Desde que empezó la guerra, una serie de países otrora aliados del imperialismo occidental han dado la espalda a la estrategia estadounidense y están girando claramente hacia China. Y no son naciones sin importancia: India, Israel, Turquía, todos los países del Golfo, Brasil…, ninguno de ellos ha aplicado las sanciones contra Rusia, y en una u otra medida están siendo determinantes para sostener la estabilidad de su economía además de que están cerrando acuerdos cada vez más estrechos con China.
Hace unos meses vimos el restablecimiento de relaciones entre Arabia Saudí e Irán gracias a la mediación de China. Ahora, en la 15ª cumbre de los BRICS celebrada a finales de agosto ha sido aprobada la entrada de Argentina, Egipto, Etiopía, Irán, Arabia Saudita y los Emiratos Árabes Unidos. Una noticia que iba acompañada de otra no menos relevante: por primera vez el PIB combinado de los BRICS superó al PIB combinado del G7.
En el enfrentamiento por la hegemonía mundial entre EEUU y China, esta última no deja de dar pasos adelante mientras que Washington no deja de retroceder. Si tomamos la proporción del PIB mundial basado en paridad de poder adquisitivo, China ya superó a EEUU en 2020 (18,33% frente a 15,83%). El porcentaje del dólar como moneda de reserva de divisas cayó al 59% en 2021, con un retroceso sostenido de más de once puntos en 22 años.
EEUU aún sigue siendo la primera potencia del planeta y el principal poder militar pero su fatiga y decadencia en terrenos clave es más que evidente, mientras que las fuerzas productivas de China, la formación bruta de capital fijo, el desarrollo de su industria y tecnología, sus infraestructuras, su comercio interior, su superávit comercial y sus inversiones exteriores han dado un salto colosal en los últimos treinta años. No es un espejismo. No es el tipo de crecimiento que experimentó Japón en los años sesenta y setenta. Es un proceso de acumulación capitalista de una envergadura similar al que vivió EEUU en la primera mitad del siglo XX. Y las consecuencias en las relaciones internacionales son evidentes.
También es inevitable que China juegue un papel en la resolución negociada del conflicto ucraniano.

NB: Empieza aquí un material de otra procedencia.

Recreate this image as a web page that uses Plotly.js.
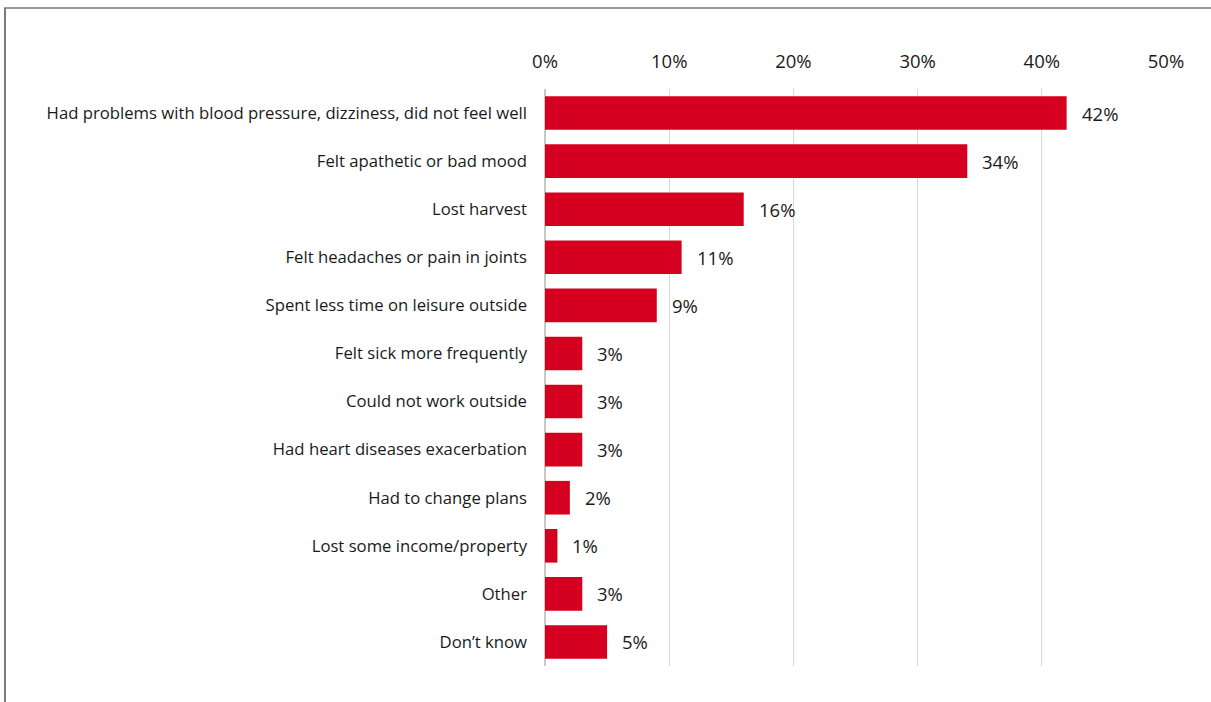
<!DOCTYPE html>
<html>
<head>
<meta charset="utf-8">
<script src="https://cdn.plot.ly/plotly-3.0.1.min.js"></script>
<style>
  html, body { margin: 0; padding: 0; background: #fff; }
  #chart { width: 1211px; height: 702px; }
</style>
</head>
<body>
<div id="chart"></div>
<script>
const categories = [
  "Had problems with blood pressure, dizziness, did not feel well",
  "Felt apathetic or bad mood",
  "Lost harvest",
  "Felt headaches or pain in joints",
  "Spent less time on leisure outside",
  "Felt sick more frequently",
  "Could not work outside",
  "Had heart diseases exacerbation",
  "Had to change plans",
  "Lost some income/property",
  "Other",
  "Don\u2019t know"
];
const values = [42, 34, 16, 11, 9, 3, 3, 3, 2, 1, 3, 5];
const tickVals = [0, 10, 20, 30, 40, 50];
const tickText = ["0%", "10%", "20%", "30%", "40%", "50%"];

const W = 1211, H = 702;
const margin = {l: 545, r: 45, t: 89, b: 36};
const pw = W - margin.l - margin.r, ph = H - margin.t - margin.b;
const px = x => (x - margin.l) / pw;
const py = y => 1 - (y - margin.t) / ph;

const FONT = "'Open Sans', Lato, sans-serif";

const trace = {
  type: "bar",
  orientation: "h",
  y: categories,
  x: values,
  marker: {color: "#D50020"},
  width: 0.7,
  hoverinfo: "none"
};

const annotations = categories.map((c, i) => ({
  x: values[i], y: c, xref: "x", yref: "y",
  text: values[i] + "%",
  showarrow: false, xanchor: "left", yanchor: "middle",
  xshift: 13,
  font: {family: FONT, size: 18.5, color: "#1a1a1a"}
}));

const layout = {
  width: W, height: H,
  margin: margin,
  paper_bgcolor: "#fff",
  plot_bgcolor: "#fff",
  showlegend: false,
  font: {family: FONT, size: 16.7, color: "#1a1a1a"},
  xaxis: {
    side: "top",
    range: [0, 50],
    tickvals: tickVals,
    ticktext: tickText,
    showgrid: true,
    gridcolor: "#d9d9d9",
    gridwidth: 1,
    zeroline: true,
    zerolinecolor: "#c8c8c8",
    zerolinewidth: 2,
    showline: false,
    ticks: "",
    ticklabelstandoff: 16,
    tickfont: {family: FONT, size: 18.5, color: "#1a1a1a"},
    fixedrange: true
  },
  yaxis: {
    autorange: "reversed",
    categoryorder: "array",
    categoryarray: categories,
    showgrid: false,
    zeroline: false,
    showline: false,
    ticks: "",
    ticklabelstandoff: 17,
    tickfont: {family: FONT, size: 16.7, color: "#1a1a1a"},
    fixedrange: true
  },
  annotations: annotations,
  shapes: [
    {type: "line", xref: "paper", yref: "paper", x0: px(5), x1: px(5), y0: py(8), y1: py(702), line: {color: "#7a7a7a", width: 2}},
    {type: "line", xref: "paper", yref: "paper", x0: px(4), x1: px(1211), y0: py(8), y1: py(8), line: {color: "#7a7a7a", width: 1.5}}
  ]
};

Plotly.newPlot("chart", [trace], layout, {displayModeBar: false, staticPlot: true});
</script>
</body>
</html>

Ya ha participado en la cumbre celebrada en agosto en la ciudad saudí de Yeda. Sin duda, la guerra imperialista va a continuar porque los motivos que empujaron a que estallase se mantienen. Y en este escenario lo único que puede ofrecer Washington son armas para retrasar una derrota ucraniana, pero el imperialismo occidental empieza a ver un abismo a sus pies.